Sejumlah ulama, khususnya dari kalangan Hanafi, berpendapat bahwa dalam kondisi darurat atau ketika masjid berfungsi sebagai pusat pelayanan yang sangat vital, boleh saja menggunakan Zakat untuk tujuan yang terkait tidak langsung, namun pendapat mayoritas (Jumhur Ulama) tetap memegang teguh larangan menggunakan Zakat untuk konstruksi fisik. Ketaatan terhadap hukum Zakat inilah yang menjadi ujian kejujuran seorang pemakmur.
Imarah Ma’nawiyah memerlukan ijtihad yang berkelanjutan untuk menyesuaikan program masjid dengan kebutuhan zaman. Di tengah tantangan radikalisme, ateisme, dan disorientasi moral, pemakmur masjid harus berani berinovasi (dengan tetap berpegang pada syariat) agar masjid tetap relevan:
Kriteria "Lam Yakhsya Illallah" (tidak takut kecuali kepada Allah) sangat relevan di sini.
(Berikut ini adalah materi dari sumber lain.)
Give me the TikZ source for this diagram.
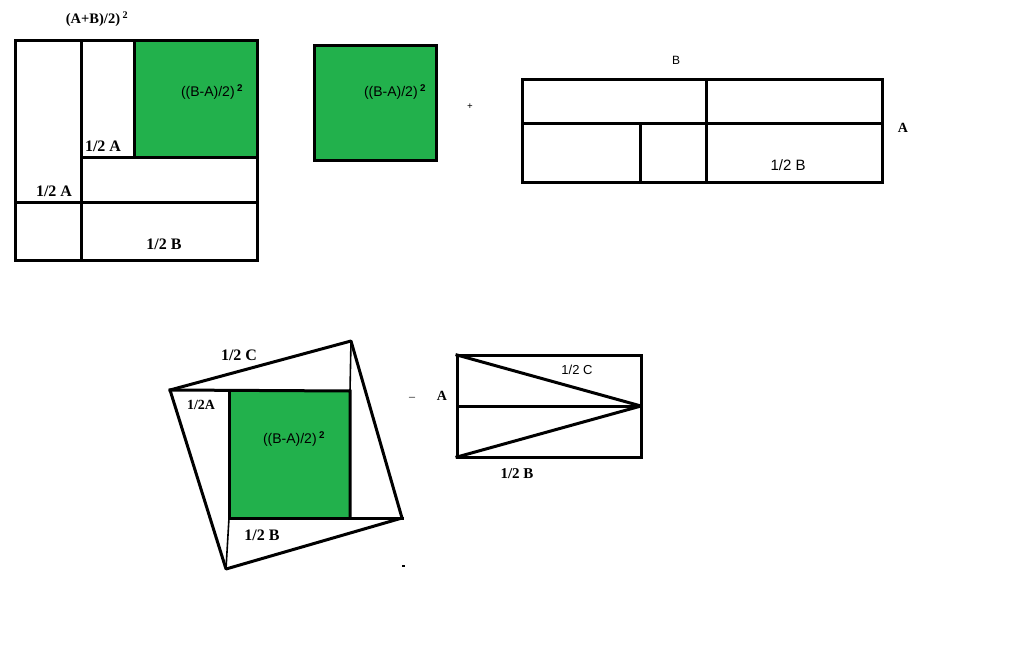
\documentclass[tikz,border=0pt]{standalone}
\usepackage{fontspec}
\setmainfont{Liberation Serif}
\setsansfont{Liberation Sans}
\definecolor{paintgreen}{RGB}{34,177,76}
\tikzset{
	edge/.style={line width=3pt, line cap=rect},
	thinedge/.style={line width=1.6pt},
	lab/.style={font=\fontsize{16}{18}\selectfont\bfseries, inner sep=0pt},
	slab/.style={font=\fontsize{14}{16}\selectfont\sffamily, inner sep=0pt},
	small/.style={font=\fontsize{12}{14}\selectfont\sffamily, inner sep=0pt}
}
\begin{document}
\begin{tikzpicture}[x=1pt,y=-1pt]
	\useasboundingbox[fill=white] (0,0) rectangle (1024,647);
	% top left square
	\fill[paintgreen] (134,41) rectangle (257,158);
	\coordinate (P1) at ( 15, 41);
	\coordinate (P2) at (257, 41);
	\coordinate (P3) at (257,260);
	\coordinate (P4) at ( 15,260);
	\draw[edge] (P1) -- (P2) -- (P3) -- (P4) -- cycle;
	\draw[edge] (81,41) -- (81,260);
	\draw[edge] (134,41) -- (134,158);
	\draw[edge] (81,158) -- (257,158);
	\draw[edge] (15,202) -- (257,202);
	\node (sum)  at ( 97, 19)	[lab, font=\fontsize{14.5}{16}\selectfont\bfseries]	{(A+B)/2)\,\textsuperscript{2}};
	\node (diff1) at (212, 92)	[slab]	{((B-A)/2)\,\textsuperscript{\bfseries 2}};
	\node (ha1)  at (103,146)	[lab]	{1/2 A};
	\node (ha2)  at ( 54,191)	[lab]	{1/2 A};
	\node (hb1)  at (164,244)	[lab]	{1/2 B};
	% green square
	\fill[paintgreen] (314,46) rectangle (436,161);
	\draw[edge] (314,46) rectangle (436,161);
	\node (diff2) at (395, 92)	[slab]	{((B-A)/2)\,\textsuperscript{\bfseries 2}};
	\node (plus) at (470,107)	[font=\fontsize{10}{10}\selectfont\bfseries, inner sep=0pt]	{+};
	% B by A rectangle
	\coordinate (R1) at (522, 80);
	\coordinate (R2) at (882, 80);
	\coordinate (R3) at (882,182);
	\coordinate (R4) at (522,182);
	\draw[edge] (R1) -- (R2) -- (R3) -- (R4) -- cycle;
	\draw[edge] (522,124) -- (882,124);
	\draw[edge] (706,80) -- (706,182);
	\draw[edge] (640,124) -- (640,182);
	\node (lb)  at (676, 60)	[small]	{B};
	\node (la)  at (903,128)	[lab, font=\fontsize{14}{16}\selectfont\bfseries]	{A};
	\node (hb2) at (788,165)	[slab, font=\fontsize{15}{17}\selectfont\sffamily]	{1/2 B};
	% tilted square
	\coordinate (T1) at (170,390);
	\coordinate (T2) at (351,341);
	\coordinate (T3) at (402,518);
	\coordinate (T4) at (226,569);
	\fill[paintgreen] (229,391) rectangle (350,518);
	\draw[edge, line join=round] (T1) -- (T2) -- (T3) -- (T4) -- cycle;
	\draw[edge] (T1) -- (350,391) -- (350,518);
	\draw[edge] (229,391) -- (229,518) -- (T3);
	\draw[thinedge] (T2) -- (350,391);
	\draw[thinedge] (229,518) -- (T4);
	\node (hc1)  at (239,355)	[lab]	{1/2 C};
	\node (ha3)  at (201,405)	[lab, font=\fontsize{14}{16}\selectfont\bfseries]	{1/2A};
	\node (diff3) at (294,439)	[slab]	{((B-A)/2)\,\textsuperscript{\bfseries 2}};
	\node (hb3)  at (262,535)	[lab]	{1/2 B};
	\node (minus) at (412,399)	[font=\fontsize{12}{12}\selectfont, inner sep=0pt]	{--};
	\fill (402,565) rectangle (405,567);
	% triangles rectangle
	\coordinate (S1) at (457,355);
	\coordinate (S2) at (641,355);
	\coordinate (S3) at (641,457);
	\coordinate (S4) at (457,457);
	\coordinate (SM) at (641,406);
	\draw[edge] (S1) -- (S2) -- (S3) -- (S4) -- cycle;
	\draw[edge] (457,406) -- (SM);
	\draw[edge, line join=round] (S1) -- (SM) -- (S4);
	\node (hc2) at (577,370)	[small, font=\fontsize{13}{15}\selectfont\sffamily]	{1/2 C};
	\node (la2) at (442,396)	[lab, font=\fontsize{14}{16}\selectfont\bfseries]	{A};
	\node (hb4) at (517,474)	[lab, font=\fontsize{15}{17}\selectfont\bfseries]	{1/2 B};
\end{tikzpicture}
\end{document}
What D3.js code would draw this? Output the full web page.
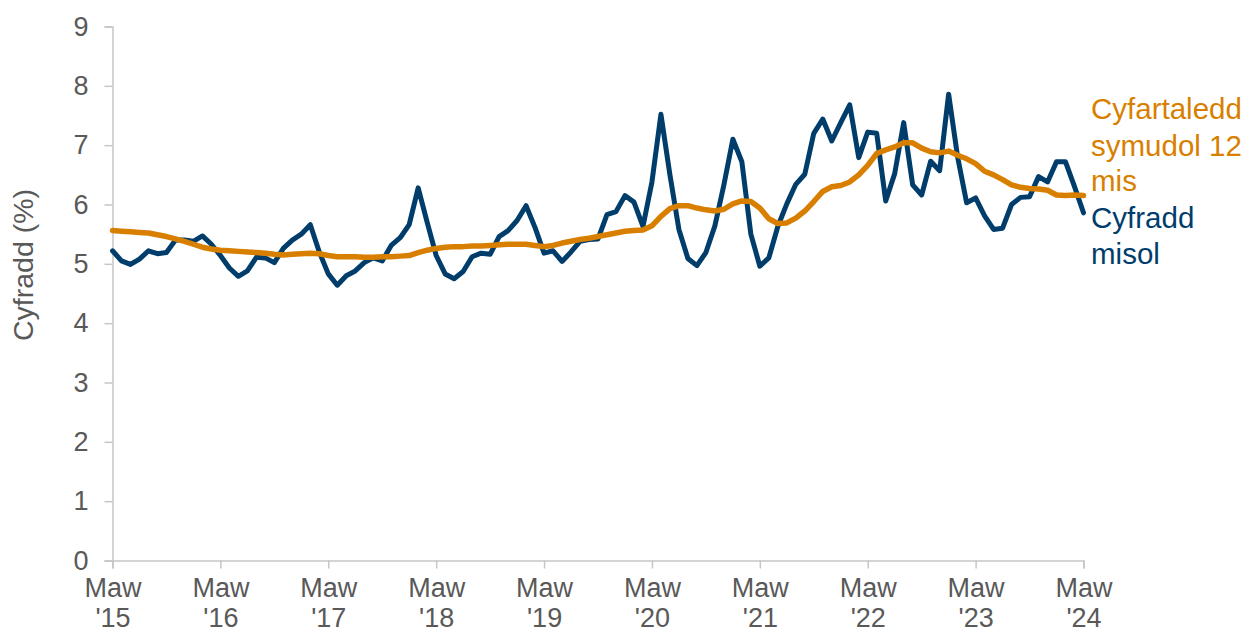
<!DOCTYPE html>
<html>
<head>
<meta charset="utf-8">
<script src="https://cdn.jsdelivr.net/npm/d3@7"></script>
<style>
  html, body { margin: 0; padding: 0; background: #ffffff; }
  svg { display: block; font-family: "Liberation Sans", Arial, sans-serif; }
</style>
</head>
<body>
<svg id="chart" width="1251" height="628"></svg>
<script>
// ---- Data ----
const startYear = 2015; // first point: Mawrth 2015, monthly to Mawrth 2024
const yTicks = [0, 1, 2, 3, 4, 5, 6, 7, 8, 9];
const xTickLabels = ["'15", "'16", "'17", "'18", "'19", "'20", "'21", "'22", "'23", "'24"];
const xTickMonth = "Maw";
const yAxisTitle = "Cyfradd (%)";
const seriesNames = ["Cyfartaledd symudol 12 mis", "Cyfradd misol"];

const monthlyRate = [
  5.22, 5.05, 4.99, 5.08, 5.22, 5.17, 5.19, 5.40, 5.40, 5.38, 5.47, 5.33,
  5.14, 4.93, 4.79, 4.88, 5.11, 5.10, 5.02, 5.26, 5.40, 5.50, 5.66, 5.20,
  4.83, 4.64, 4.80, 4.88, 5.02, 5.10, 5.05, 5.31, 5.44, 5.66, 6.28, 5.70,
  5.14, 4.83, 4.75, 4.87, 5.12, 5.18, 5.16, 5.46, 5.56, 5.73, 5.98, 5.61,
  5.18, 5.22, 5.04, 5.20, 5.38, 5.41, 5.42, 5.83, 5.88, 6.15, 6.04, 5.63,
  6.38, 7.52, 6.50, 5.58, 5.09, 4.97, 5.19, 5.64, 6.33, 7.10, 6.72, 5.50,
  4.96, 5.10, 5.63, 6.01, 6.34, 6.51, 7.20, 7.44, 7.07, 7.38, 7.68, 6.79,
  7.22, 7.20, 6.06, 6.52, 7.38, 6.33, 6.16, 6.73, 6.57, 7.86, 6.80, 6.03,
  6.11, 5.81, 5.58, 5.60, 6.00, 6.12, 6.13, 6.47, 6.38, 6.72, 6.72, 6.30,
  5.86
];

const rollingAvg = [
  5.56, 5.55, 5.54, 5.53, 5.52, 5.49, 5.46, 5.42, 5.38, 5.33, 5.28, 5.25,
  5.23, 5.22, 5.21, 5.20, 5.19, 5.18, 5.16, 5.15, 5.16, 5.17, 5.18, 5.17,
  5.14, 5.12, 5.12, 5.12, 5.11, 5.11, 5.12, 5.12, 5.13, 5.14, 5.19, 5.23,
  5.26, 5.28, 5.29, 5.29, 5.30, 5.30, 5.31, 5.32, 5.33, 5.33, 5.33, 5.31,
  5.29, 5.31, 5.35, 5.38, 5.41, 5.43, 5.46, 5.49, 5.52, 5.55, 5.56, 5.57,
  5.64, 5.80, 5.93, 5.98, 5.98, 5.94, 5.91, 5.89, 5.92, 6.01, 6.06, 6.05,
  5.94, 5.76, 5.68, 5.69, 5.77, 5.89, 6.05, 6.22, 6.30, 6.32, 6.38, 6.50,
  6.66, 6.86, 6.92, 6.97, 7.04, 7.04, 6.95, 6.89, 6.87, 6.90, 6.83, 6.77,
  6.69, 6.56, 6.50, 6.42, 6.33, 6.29, 6.27, 6.26, 6.24, 6.16, 6.15, 6.16,
  6.15
];

// ---- Layout ----
const svg = d3.select("#chart");
const colBlue = "#003d6b";
const colOrange = "#d97f00";
const colAxis = "#c6c6c6";
const colText = "#595959";

const x = d3.scaleLinear().domain([0, monthlyRate.length - 1]).range([112.5, 1083.5]);
const y = d3.scaleLinear().domain([0, 9]).range([560.5, 26.5]);

// Y axis
const yAxis = d3.axisLeft(y).tickValues(yTicks).tickSize(8).tickPadding(16).tickFormat(d3.format("d"));
const gy = svg.append("g").attr("transform", "translate(112.5,0)").call(yAxis);
gy.select(".domain").attr("stroke", colAxis).attr("stroke-width", 1.5);
gy.selectAll(".tick line").attr("stroke", colAxis).attr("stroke-width", 1.5);
gy.selectAll(".tick text").attr("fill", colText).attr("font-size", 27).attr("font-family", "Liberation Sans, Arial, sans-serif");

// X axis
const xTickVals = xTickLabels.map((_, i) => i * 12);
const xAxis = d3.axisBottom(x).tickValues(xTickVals).tickSize(8).tickFormat(() => "");
const gx = svg.append("g").attr("transform", "translate(0,560.5)").call(xAxis);
gx.select(".domain").attr("stroke", colAxis).attr("stroke-width", 1.5);
gx.selectAll(".tick line").attr("stroke", colAxis).attr("stroke-width", 1.5);
gx.selectAll(".tick").each(function(d, i) {
  const t = d3.select(this).select("text")
    .attr("fill", colText).attr("font-size", 27)
    .attr("font-family", "Liberation Sans, Arial, sans-serif")
    .attr("text-anchor", "middle").attr("y", 0).attr("dy", null);
  t.append("tspan").attr("x", 0).attr("y", 36).text(xTickMonth);
  t.append("tspan").attr("x", 0).attr("y", 66).text(xTickLabels[i]);
});

// Y axis title
svg.append("text")
  .attr("transform", "translate(33,265) rotate(-90)")
  .attr("text-anchor", "middle")
  .attr("fill", colText)
  .attr("font-size", 28.5)
  .text(yAxisTitle);

// Lines
const line = d3.line().x((d, i) => x(i)).y(d => y(d)).curve(d3.curveLinear);

svg.append("path")
  .datum(monthlyRate)
  .attr("fill", "none")
  .attr("stroke", colBlue)
  .attr("stroke-width", 5)
  .attr("stroke-linejoin", "round")
  .attr("stroke-linecap", "round")
  .attr("d", line);

svg.append("path")
  .datum(rollingAvg)
  .attr("fill", "none")
  .attr("stroke", colOrange)
  .attr("stroke-width", 5.5)
  .attr("stroke-linejoin", "round")
  .attr("stroke-linecap", "round")
  .attr("d", line);

// Direct labels
const lab1 = svg.append("text").attr("fill", colOrange).attr("font-size", 29.5);
[["Cyfartaledd", 119], ["symudol 12", 155.5], ["mis", 191]].forEach(([t, yy]) => {
  lab1.append("tspan").attr("x", 1091).attr("y", yy).text(t);
});
const lab2 = svg.append("text").attr("fill", colBlue).attr("font-size", 29.5);
[["Cyfradd", 228], ["misol", 264]].forEach(([t, yy]) => {
  lab2.append("tspan").attr("x", 1091).attr("y", yy).text(t);
});
</script>
</body>
</html>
Para pengurus harus berani menentang narasi-narasi yang merusak akidah atau moral, meskipun narasi tersebut populer atau didukung oleh kekuatan tertentu. Mereka harus berani mempertahankan kemurnian tauhid dan ajaran Islam yang moderat, menjauhkan masjid dari kepentingan politik praktis yang memecah belah umat.
Imam Ibnu Katsir menekankan bahwa ayat ini diturunkan untuk menafikan klaim orang-orang musyrik yang merasa berhak mengurus Ka’bah. Beliau menegaskan bahwa Imarah Hissiyah tidak ada nilainya tanpa Imarah Ma’nawiyah, yang intinya adalah Tauhid (Iman kepada Allah dan Hari Akhir). Menurutnya, semua amal yang muncul dari kekafiran adalah batil, bahkan jika itu adalah pembangunan suci.
Imam Al-Qurtubi fokus pada hukum-hukum fiqih yang muncul dari ayat ini, termasuk kewajiban menjaga kebersihan dan kesucian masjid. Beliau juga mencatat bahwa ketaatan terhadap rukun Islam (Shalat dan Zakat) adalah bukti konkret dari Iman, yang pada akhirnya membenarkan hak seseorang untuk berpartisipasi dalam Imarah.
Dalam tafsir kontemporer, Sayyid Qutb melihat ayat ini dalam konteks perjuangan ideologis. Beliau menafsirkan 'Lam Yakhsya Illallah' sebagai syarat mutlak bagi para pejuang dakwah. Masjid harus menjadi pusat pergerakan yang berani melawan kezaliman dan menolak sistem jahiliyah tanpa rasa takut, hanya berharap petunjuk dari Allah (Al-Muhtadiin).
Kesatuan pandangan para ulama ini menunjukkan bahwa QS At-Taubah 18 bukanlah sekadar deskripsi, melainkan sebuah preskripsi: resep ilahi untuk menghasilkan pemimpin dan pelayan masjid yang memiliki kualifikasi spiritual, ritual, sosial, dan keberanian yang sempurna.
QS At-Taubah ayat 18 adalah sebuah pernyataan teologis dan sosiologis yang mendalam mengenai hakikat ibadah dan kepemimpinan dalam Islam. Ayat ini mengajarkan bahwa memakmurkan masjid adalah ibadah yang menggabungkan akidah murni (Iman), ibadah ritual (Shalat), tanggung jawab sosial (Zakat), kerja keras fisik (Imarah Hissiyah), dan integritas tanpa cela (Lam Yakhsya Illallah).
Hanya dengan menyatukan kelima elemen ini secara harmonis, seorang hamba dapat berharap untuk meraih predikat tertinggi yang dijanjikan, yaitu termasuk golongan orang-orang yang senantiasa mendapat petunjuk (Al-Muhtadiin). Petunjuk ini adalah bekal terpenting seorang mukmin, yang memastikan bahwa setiap langkahnya, baik di dalam maupun di luar masjid, selalu selaras dengan kehendak dan ridha Allah SWT.
Masjid bukanlah akhir dari perjalanan seorang mukmin, melainkan titik awal dan pusat perbekalan. Sebagaimana seorang pelaut membutuhkan mercusuar untuk kembali ke pelabuhan, umat membutuhkan masjid yang dimakmurkan oleh hamba-hamba Allah yang tulus dan berani, agar mereka tidak tersesat dalam lautan fitnah dunia. Inilah janji abadi yang termaktub dalam firman Allah SWT.